** Objective **
Lines holding the string "chart" are the ones to copy from this listing.

>> BEGIN Data lines

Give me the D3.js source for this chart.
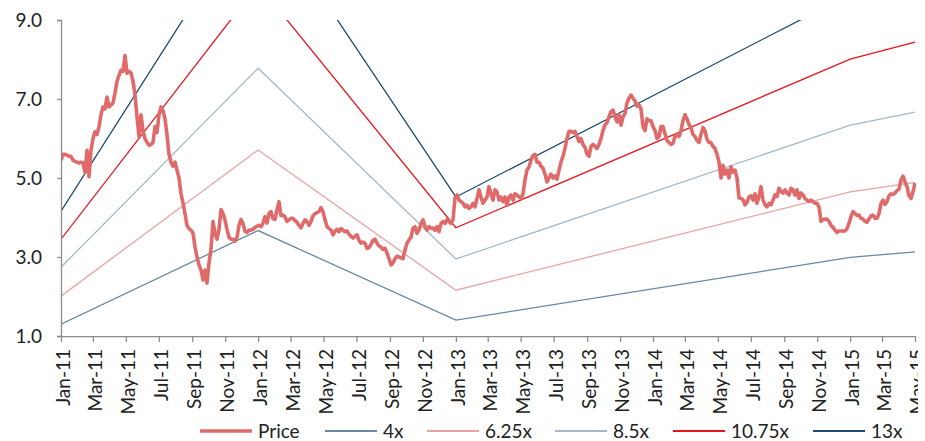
<!DOCTYPE html>
<html>
<head>
<meta charset="utf-8">
<script src="https://cdn.jsdelivr.net/npm/d3@7/dist/d3.min.js"></script>
<style>
  html, body { margin: 0; padding: 0; background: #fff; }
  svg { display: block; font-family: Lato, "Open Sans", sans-serif; }
</style>
</head>
<body>
<svg id="chart" width="925" height="441"></svg>
<script>
// ---------------- DATA ----------------
// Price series: evenly spaced closes from 2011-01-01 to 2015-05-01
const priceStart = "2011-01-01";
const priceEnd = "2015-05-01";
const price = [
  5.45,5.6,5.6,5.58,5.55,5.55,5.45,5.42,5.4,5.38,5.4,5.38,5.15,5.7,5.03,5.7,6.0,6.17,6.1,6.3,
  6.6,6.8,6.75,7.05,6.8,6.85,6.9,7.15,7.45,7.6,7.73,7.7,8.1,7.65,7.7,7.66,7.45,7.1,6.55,6.05,
  6.6,6.2,6.0,5.9,5.83,5.85,5.9,6.3,6.15,6.6,6.8,6.7,6.5,6.1,5.6,5.4,5.3,5.4,5.2,5.0,
  4.6,4.37,4.1,3.8,3.72,3.68,3.6,3.26,3.0,2.8,2.67,2.42,2.67,2.34,2.85,3.2,3.9,3.6,3.45,3.7,
  4.2,4.1,3.94,3.7,3.5,3.45,3.45,3.4,3.5,3.8,3.95,3.85,3.65,3.62,3.68,3.68,3.7,3.75,3.78,3.8,
  3.77,3.86,4.02,3.86,4.1,4.15,3.97,3.95,4.2,4.4,4.05,4.06,4.02,3.9,3.94,3.98,3.98,3.92,3.88,3.8,
  3.74,3.85,3.94,3.9,3.8,3.9,4.04,4.1,4.12,4.15,4.25,4.15,3.94,3.77,3.72,3.68,3.56,3.65,3.7,3.64,
  3.72,3.68,3.64,3.66,3.58,3.52,3.48,3.52,3.56,3.42,3.35,3.38,3.35,3.22,3.24,3.32,3.42,3.45,3.35,3.28,
  3.25,3.19,3.22,3.1,2.96,2.8,2.85,2.96,3.02,3.0,2.98,2.96,3.18,3.35,3.43,3.5,3.73,3.77,3.6,3.68,
  3.85,3.94,3.77,3.68,3.77,3.73,3.73,3.68,3.77,3.64,3.85,3.9,3.85,3.94,3.9,3.85,3.94,4.5,4.57,4.44,
  4.4,4.36,4.27,4.31,4.23,4.27,4.36,4.27,4.48,4.7,4.52,4.36,4.44,4.52,4.78,4.6,4.44,4.7,4.65,4.44,
  4.52,4.4,4.52,4.31,4.52,4.57,4.44,4.6,4.57,4.52,4.48,4.6,4.95,5.2,5.28,5.45,5.57,5.6,5.4,5.4,
  5.3,5.25,5.1,4.9,5.0,5.1,5.0,5.05,4.97,5.2,5.4,5.55,5.75,6.0,6.18,6.18,6.15,6.18,6.05,5.92,
  6.0,5.85,5.78,5.6,5.55,5.8,5.85,5.8,5.75,5.85,6.0,6.2,6.35,6.4,6.55,6.68,6.72,6.55,6.42,6.6,
  6.34,6.55,6.63,6.9,7.02,7.1,7.02,6.95,6.82,6.85,6.75,6.3,6.2,6.5,6.45,6.45,6.3,6.2,6.0,6.05,
  6.3,6.3,6.12,5.95,5.9,5.85,5.88,6.05,6.1,6.05,6.2,6.45,6.6,6.5,6.35,6.28,6.1,6.05,5.95,5.9,
  6.1,6.28,6.2,5.98,5.9,5.9,5.8,5.75,5.6,5.4,5.0,5.32,5.1,5.2,5.0,5.28,5.15,5.2,5.0,4.5,
  4.48,4.45,4.32,4.38,4.52,4.55,4.44,4.6,4.36,4.53,4.78,4.44,4.32,4.27,4.36,4.32,4.44,4.57,4.53,4.74,
  4.66,4.62,4.7,4.62,4.57,4.74,4.7,4.57,4.7,4.48,4.62,4.57,4.48,4.44,4.4,4.44,4.4,4.36,4.36,4.27,
  3.9,3.95,3.96,3.96,3.9,3.8,3.75,3.68,3.62,3.66,3.66,3.66,3.66,3.72,3.85,4.02,4.15,4.1,4.05,4.06,
  3.98,3.96,3.9,3.88,3.96,4.04,4.06,3.98,3.98,4.1,4.35,4.44,4.33,4.4,4.55,4.6,4.58,4.62,4.68,4.72,
  4.95,5.05,4.9,4.78,4.55,4.48,4.65,4.87
];

// P/E band lines (breakpoint dates and values)
const bandDates = ["2011-01-01", "2012-01-01", "2013-01-01", "2015-01-01", "2015-05-01"];
const band4x    = [1.30, 3.67, 1.40, 2.99, 3.13];
const band625x  = [2.01, 5.71, 2.16, 4.65, 4.89];
const band85x   = [2.74, 7.78, 2.95, 6.34, 6.67];
const band1075x = [3.45, 9.90, 3.74, 8.01, 8.44];
const band13x   = [4.16, 12.00, 4.52, 9.65, 10.20];

const yTicks = [1, 3, 5, 7, 9];
const seriesNames = ["Price", "4x", "6.25x", "8.5x", "10.75x", "13x"];

// ---------------- STYLE / LAYOUT ----------------
const colors = {
  "Price": "#E06A6A",
  "4x": "#6689A6",
  "6.25x": "#E8A3A3",
  "8.5x": "#A5B9C9",
  "10.75x": "#E8141B",
  "13x": "#1A4A72"
};
const widths = { "Price": 3.6, "4x": 1.3, "6.25x": 1.3, "8.5x": 1.3, "10.75x": 1.3, "13x": 1.3 };
const legendLineX = [200, 325, 427, 555, 673, 813];

const W = 925, H = 441;
const margin = { left: 61, right: 10, top: 20, bottom: 105 };
const plotW = 915 - margin.left;
const plotH = 336 - margin.top;
const fontSize = 19;
const axisColor = "#8c8c8c";

const parse = d3.timeParse("%Y-%m-%d");
const svg = d3.select("#chart");

const x = d3.scaleTime()
  .domain([parse("2011-01-01"), parse("2015-05-01")])
  .range([margin.left, margin.left + plotW]);
const y = d3.scaleLinear().domain([1, 9]).range([margin.top + plotH, margin.top]);

const defs = svg.append("defs");
defs.append("clipPath").attr("id", "plotclip")
  .append("rect").attr("x", margin.left).attr("y", margin.top)
  .attr("width", plotW + 1).attr("height", plotH);
defs.append("clipPath").attr("id", "xlabclip")
  .append("rect").attr("x", 0).attr("y", 0).attr("width", 918).attr("height", H);

const plot = svg.append("g").attr("clip-path", "url(#plotclip)");

const line = d3.line().x(d => x(d[0])).y(d => y(d[1]));

const bandSeries = [
  ["4x", band4x], ["6.25x", band625x], ["8.5x", band85x], ["10.75x", band1075x], ["13x", band13x]
];
bandSeries.forEach(([name, vals]) => {
  const pts = bandDates.map((d, i) => [parse(d), vals[i]]);
  plot.append("path").datum(pts)
    .attr("fill", "none").attr("stroke", colors[name]).attr("stroke-width", widths[name])
    .attr("d", line);
});

// price
const t0 = parse(priceStart).getTime(), t1 = parse(priceEnd).getTime();
const idx = d3.scaleLinear().domain([0, price.length - 1]).range([t0, t1]);
const pricePts = price.map((v, i) => [new Date(idx(i)), v]);
plot.append("path").datum(pricePts)
  .attr("fill", "none").attr("stroke", colors["Price"]).attr("stroke-width", widths["Price"])
  .attr("stroke-linejoin", "round")
  .attr("d", line);

// y axis
const yAxis = svg.append("g").attr("transform", `translate(${margin.left},0)`)
  .call(d3.axisLeft(y).tickValues(yTicks).tickFormat(d3.format(".1f")).tickSize(4).tickPadding(15));
yAxis.select(".domain").attr("stroke", axisColor).attr("stroke-width", 1.3);
yAxis.selectAll(".tick line").attr("stroke", axisColor).attr("stroke-width", 1.3);
yAxis.selectAll("text").attr("font-size", fontSize).attr("fill", "#222")
  .attr("font-family", "Lato, 'Open Sans', sans-serif");

// x axis
const xTicks = d3.timeMonth.every(2).range(parse("2011-01-01"), parse("2015-05-02"));
const xAxis = svg.append("g").attr("transform", `translate(0,${margin.top + plotH})`)
  .attr("clip-path", "url(#xlabclip)")
  .call(d3.axisBottom(x).tickValues(xTicks).tickFormat(d3.timeFormat("%b-%y")).tickSize(6).tickSizeOuter(0));
xAxis.select(".domain").attr("stroke", axisColor).attr("stroke-width", 1.3);
xAxis.selectAll(".tick line").attr("stroke", axisColor).attr("stroke-width", 1.3);
xAxis.selectAll("text")
  .attr("font-size", fontSize).attr("fill", "#222")
  .attr("font-family", "Lato, 'Open Sans', sans-serif")
  .attr("text-anchor", "end")
  .attr("transform", "rotate(-90)")
  .attr("x", -13).attr("y", 2).attr("dy", "0.35em");

// legend
const legY = 431;
const leg = svg.append("g");
seriesNames.forEach((name, i) => {
  const lx = legendLineX[i];
  leg.append("line").attr("x1", lx).attr("x2", lx + 52).attr("y1", legY).attr("y2", legY)
    .attr("stroke", colors[name]).attr("stroke-width", name === "Price" ? 3.6 : 2);
  leg.append("text").attr("x", lx + 58).attr("y", legY).attr("dy", "0.35em")
    .attr("font-size", fontSize).attr("fill", "#222").text(name);
});
</script>
</body>
</html>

>> END Data lines

** Written reply **
Give me the D3.js source for this chart.
<svg id="chart" width="925" height="441"></svg>
const svg = d3.select("#chart");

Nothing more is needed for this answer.